’t Groningen Gevoel van...
... Symen Bosma
Herfstbladeren en het koude beton van het Oosterpark
Het was oktober 1983 dat een vriend me vroeg. Of ik mee wilde naar FC Groningen-Inter Milan. Hij had uren in de rij gestaan om een paar kaarten te bemachtigen, voor sigarenhandel Homan aan het Zuiderdiep. We waren vijftien, zestien en kenden elkaar van ons dorp Slochteren, van het Aletta Jacobs College in Hoogezand en van de tennisclub. Natuurlijk wilde ik dat. Ik was daarvóór naar één andere legendarische profwedstrijd geweest: samen met mijn vader had ik vier jaar eerder de prachtige bekertriomf van SV Veendam over Feyenoord mogen zien. Veendam won met 2-1 en ik besefte het toen amper dat die zege eentje was waar nog lang over gesproken zou gaan worden.

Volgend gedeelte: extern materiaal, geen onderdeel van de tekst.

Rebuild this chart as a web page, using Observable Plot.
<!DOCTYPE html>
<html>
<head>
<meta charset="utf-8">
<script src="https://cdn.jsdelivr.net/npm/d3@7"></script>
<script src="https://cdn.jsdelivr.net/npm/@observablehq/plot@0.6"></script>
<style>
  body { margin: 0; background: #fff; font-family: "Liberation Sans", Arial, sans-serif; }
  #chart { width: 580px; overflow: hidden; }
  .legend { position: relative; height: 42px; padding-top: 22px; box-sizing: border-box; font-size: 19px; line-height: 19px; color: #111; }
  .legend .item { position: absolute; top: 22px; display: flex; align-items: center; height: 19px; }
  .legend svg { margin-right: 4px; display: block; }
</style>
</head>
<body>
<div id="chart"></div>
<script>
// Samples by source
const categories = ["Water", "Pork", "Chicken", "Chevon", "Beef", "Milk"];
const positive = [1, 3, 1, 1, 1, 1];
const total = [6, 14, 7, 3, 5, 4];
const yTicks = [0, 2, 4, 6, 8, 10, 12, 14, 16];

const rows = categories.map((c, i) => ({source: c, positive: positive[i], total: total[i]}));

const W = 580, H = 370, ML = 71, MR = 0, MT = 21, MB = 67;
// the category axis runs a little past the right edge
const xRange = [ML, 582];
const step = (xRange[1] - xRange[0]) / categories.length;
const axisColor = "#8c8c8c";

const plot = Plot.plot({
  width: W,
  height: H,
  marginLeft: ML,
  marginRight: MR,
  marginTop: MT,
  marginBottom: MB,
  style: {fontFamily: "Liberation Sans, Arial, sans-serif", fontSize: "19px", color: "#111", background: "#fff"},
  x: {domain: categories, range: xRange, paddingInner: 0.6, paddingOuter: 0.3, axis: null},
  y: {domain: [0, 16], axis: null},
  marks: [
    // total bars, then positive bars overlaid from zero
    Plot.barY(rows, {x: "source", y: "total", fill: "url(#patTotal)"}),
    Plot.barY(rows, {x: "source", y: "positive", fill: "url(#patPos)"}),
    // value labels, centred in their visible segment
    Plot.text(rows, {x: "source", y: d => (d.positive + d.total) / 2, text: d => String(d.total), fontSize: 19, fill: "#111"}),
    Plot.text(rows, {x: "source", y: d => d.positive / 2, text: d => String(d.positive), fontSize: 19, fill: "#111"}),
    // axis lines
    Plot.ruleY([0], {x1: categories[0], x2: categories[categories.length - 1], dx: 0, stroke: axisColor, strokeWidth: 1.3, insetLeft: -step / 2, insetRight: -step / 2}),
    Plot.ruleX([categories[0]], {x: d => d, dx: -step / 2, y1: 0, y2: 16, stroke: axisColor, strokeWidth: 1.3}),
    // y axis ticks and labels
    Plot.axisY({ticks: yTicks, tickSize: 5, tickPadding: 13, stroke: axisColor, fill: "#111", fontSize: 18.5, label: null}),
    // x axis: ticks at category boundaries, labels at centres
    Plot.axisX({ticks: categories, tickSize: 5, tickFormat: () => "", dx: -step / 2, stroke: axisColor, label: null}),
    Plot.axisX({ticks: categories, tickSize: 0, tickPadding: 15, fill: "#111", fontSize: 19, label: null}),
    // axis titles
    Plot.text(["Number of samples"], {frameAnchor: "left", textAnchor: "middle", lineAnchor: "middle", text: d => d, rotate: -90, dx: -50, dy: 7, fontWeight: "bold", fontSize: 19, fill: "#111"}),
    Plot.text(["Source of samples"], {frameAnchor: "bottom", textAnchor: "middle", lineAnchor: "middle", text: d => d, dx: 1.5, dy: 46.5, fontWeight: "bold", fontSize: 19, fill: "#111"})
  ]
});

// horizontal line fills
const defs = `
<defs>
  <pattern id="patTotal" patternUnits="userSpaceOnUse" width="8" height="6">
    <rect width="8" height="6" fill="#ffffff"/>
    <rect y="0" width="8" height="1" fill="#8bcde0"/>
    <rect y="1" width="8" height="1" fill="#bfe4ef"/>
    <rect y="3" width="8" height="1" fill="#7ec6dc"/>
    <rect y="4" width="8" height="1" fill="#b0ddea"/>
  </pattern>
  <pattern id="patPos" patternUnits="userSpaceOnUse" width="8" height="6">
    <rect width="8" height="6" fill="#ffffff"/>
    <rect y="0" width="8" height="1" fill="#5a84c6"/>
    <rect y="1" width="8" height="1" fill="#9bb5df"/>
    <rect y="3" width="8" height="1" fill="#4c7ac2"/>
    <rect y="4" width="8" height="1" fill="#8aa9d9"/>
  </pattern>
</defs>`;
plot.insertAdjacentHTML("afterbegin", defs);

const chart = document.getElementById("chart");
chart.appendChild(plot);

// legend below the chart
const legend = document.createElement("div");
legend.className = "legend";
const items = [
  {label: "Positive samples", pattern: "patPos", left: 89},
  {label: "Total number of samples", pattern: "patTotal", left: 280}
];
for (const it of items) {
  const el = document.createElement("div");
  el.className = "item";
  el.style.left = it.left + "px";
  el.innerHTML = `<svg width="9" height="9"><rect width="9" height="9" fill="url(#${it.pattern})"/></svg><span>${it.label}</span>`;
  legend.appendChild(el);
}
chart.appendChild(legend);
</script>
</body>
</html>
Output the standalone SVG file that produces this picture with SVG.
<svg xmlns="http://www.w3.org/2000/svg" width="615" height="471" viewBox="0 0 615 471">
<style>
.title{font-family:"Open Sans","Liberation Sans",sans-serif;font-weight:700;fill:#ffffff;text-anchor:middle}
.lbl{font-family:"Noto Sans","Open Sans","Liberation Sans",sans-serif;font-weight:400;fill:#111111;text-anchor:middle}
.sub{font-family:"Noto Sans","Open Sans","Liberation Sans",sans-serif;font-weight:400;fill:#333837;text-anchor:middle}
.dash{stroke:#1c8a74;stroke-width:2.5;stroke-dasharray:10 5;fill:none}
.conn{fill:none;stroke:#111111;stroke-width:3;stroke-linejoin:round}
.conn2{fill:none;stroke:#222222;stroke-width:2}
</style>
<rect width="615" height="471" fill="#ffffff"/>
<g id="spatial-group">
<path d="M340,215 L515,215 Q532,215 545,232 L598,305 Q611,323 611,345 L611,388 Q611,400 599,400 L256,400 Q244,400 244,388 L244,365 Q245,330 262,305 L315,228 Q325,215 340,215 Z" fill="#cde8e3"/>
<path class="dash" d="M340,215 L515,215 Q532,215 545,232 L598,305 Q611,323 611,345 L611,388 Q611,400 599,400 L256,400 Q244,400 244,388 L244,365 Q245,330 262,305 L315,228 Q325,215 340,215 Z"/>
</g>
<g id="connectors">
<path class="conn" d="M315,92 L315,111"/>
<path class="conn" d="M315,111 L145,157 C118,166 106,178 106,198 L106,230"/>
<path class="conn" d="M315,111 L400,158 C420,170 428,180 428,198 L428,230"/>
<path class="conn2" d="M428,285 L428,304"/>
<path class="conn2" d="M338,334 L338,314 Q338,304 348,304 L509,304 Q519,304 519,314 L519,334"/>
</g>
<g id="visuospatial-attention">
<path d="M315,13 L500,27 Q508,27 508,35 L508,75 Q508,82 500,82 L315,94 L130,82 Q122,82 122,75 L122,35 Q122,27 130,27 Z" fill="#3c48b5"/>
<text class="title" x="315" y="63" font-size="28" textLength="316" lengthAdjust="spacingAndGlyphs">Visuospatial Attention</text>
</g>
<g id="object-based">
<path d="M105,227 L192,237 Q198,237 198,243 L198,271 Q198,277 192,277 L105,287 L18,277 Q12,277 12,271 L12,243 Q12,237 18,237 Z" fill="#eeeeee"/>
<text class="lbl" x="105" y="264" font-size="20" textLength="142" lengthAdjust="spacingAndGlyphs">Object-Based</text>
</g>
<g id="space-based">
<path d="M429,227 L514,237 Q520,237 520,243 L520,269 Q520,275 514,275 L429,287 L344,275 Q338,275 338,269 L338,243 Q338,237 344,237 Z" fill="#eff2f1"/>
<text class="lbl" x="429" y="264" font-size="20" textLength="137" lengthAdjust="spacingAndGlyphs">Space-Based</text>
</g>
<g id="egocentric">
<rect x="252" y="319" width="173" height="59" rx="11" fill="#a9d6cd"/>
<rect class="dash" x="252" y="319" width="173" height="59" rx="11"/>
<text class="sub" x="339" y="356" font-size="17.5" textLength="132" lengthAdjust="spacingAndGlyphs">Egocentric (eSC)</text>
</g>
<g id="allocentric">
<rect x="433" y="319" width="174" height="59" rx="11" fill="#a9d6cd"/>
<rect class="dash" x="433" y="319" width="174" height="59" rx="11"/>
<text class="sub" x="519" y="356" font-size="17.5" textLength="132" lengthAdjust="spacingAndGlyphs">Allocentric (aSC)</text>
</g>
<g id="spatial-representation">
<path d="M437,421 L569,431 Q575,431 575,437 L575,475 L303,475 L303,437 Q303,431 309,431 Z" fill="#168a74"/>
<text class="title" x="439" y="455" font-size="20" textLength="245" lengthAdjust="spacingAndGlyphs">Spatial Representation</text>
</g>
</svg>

Een week later, op 19 oktober, stonden we in het Oosterpark. Het was fris, typisch herfstweer. Gebracht door onze ouders stonden we daar, als pubers. Maar wat heb ik nog vaak aan die avond teruggedacht. De lange bal van Jan van Dijk, gemist door twee Italiaanse verdedigers en binnengeschoten door Erwin Koeman, die doelman Zenga verschalkte. Op Zenga en de wereldkampioenen Altobelli en Collovati na zeiden die Italiaanse namen me niet zo veel, maar die van Jan van Dijk, Erwin Koeman, Ron Jans, Theo Keukens, Jos Roossien en vooral Fandi Ahmad kon ik dromen.
De gemiste penalty van Adrie van Tiggelen, die revanche nam door kort voor tijd de 2-0 van Fandi voor te bereiden. Collovati legde onbedoeld prima terug op de kleine Singaporees, die we op school in Hoogezand al hadden omarmd als onze eigen Cruijff.
Dát is voor mij het Groningen-gevoel. Het Oosterpark, de herfstbladeren, het staal en koude beton en de waarschuwende woorden van mijn moeder: ,,Kijk uit voor die supporters van FC Groningen!’’ En uiteraard het machtige gevoel dat ‘we’ van grootheid Inter hadden gewonnen. De teleurstelling na de 5-1 van de return twee weken later in Bari was dan ook enorm. Dagenlang werd er op het Aletta gespeculeerd: die wedstrijd zou overgespeeld moeten worden, omdat ‘makelaar’ Apollonius Konijnenburg - die naam zal ik nooit vergeten - de boel belazerd zou hebben, de Interspelers onder de doping zouden zitten en er nog meer onverkwikkelijks was gebeurd waar wij ons aan vast konden klampen.
Toch: liever deed ik aan sport in plaats ernaar te kijken. Voetballen met vrienden, maar ook vooral tennis. Dat deed ik redelijk fanatiek ook, maar intussen windsurfte ik op het Schildmeer en reed ik veel op een racefiets.
Liefde voor sport heb ik nog steeds en daarom is het ook fantastisch om er deels mijn beroep van hebben gemaakt. In 1995 begon ik bij toen nog het Nieuwsblad van het Noorden de uitslagen van het amateurvoetbal in te voeren. Als een soort van bonus mocht ik gelijk een paar krantenregels schrijven. Over vrouwenteam van toen nog Velocitas, dat op het hoogste niveau speelde. Ik was er blij mee. Van de chefs Dick Heuvelman en Harry Hesseling mocht ik al snel veel verhalen maken en leerde ik het ‘vak’. In 2002 kwam ik bij RTV Noord terecht, waarna ik drie jaar later bij mijn huidige werkgever Pro-Time terecht kwam. Hier werk ik voor met name RTL Nieuws, NOS Journaal en EenVandaag, onderwerpen over van alles maar juist niet vaak over sport. Al komt het zeker langs. Zo zag ik WKE landskampioen bij de amateurs worden in een bizar duel tegen Rijnsburgse Boys in 2009, waarin de Emmer kampers in de slotfase een 3-0 achterstand ombogen. En met enige regelmaat is er, ook in de landelijke media, aandacht voor FC Groningen, Donar of andere sport in het Noorden. Goed ook, want sport is prachtig. En sport in Groningen is helemaal fantastisch.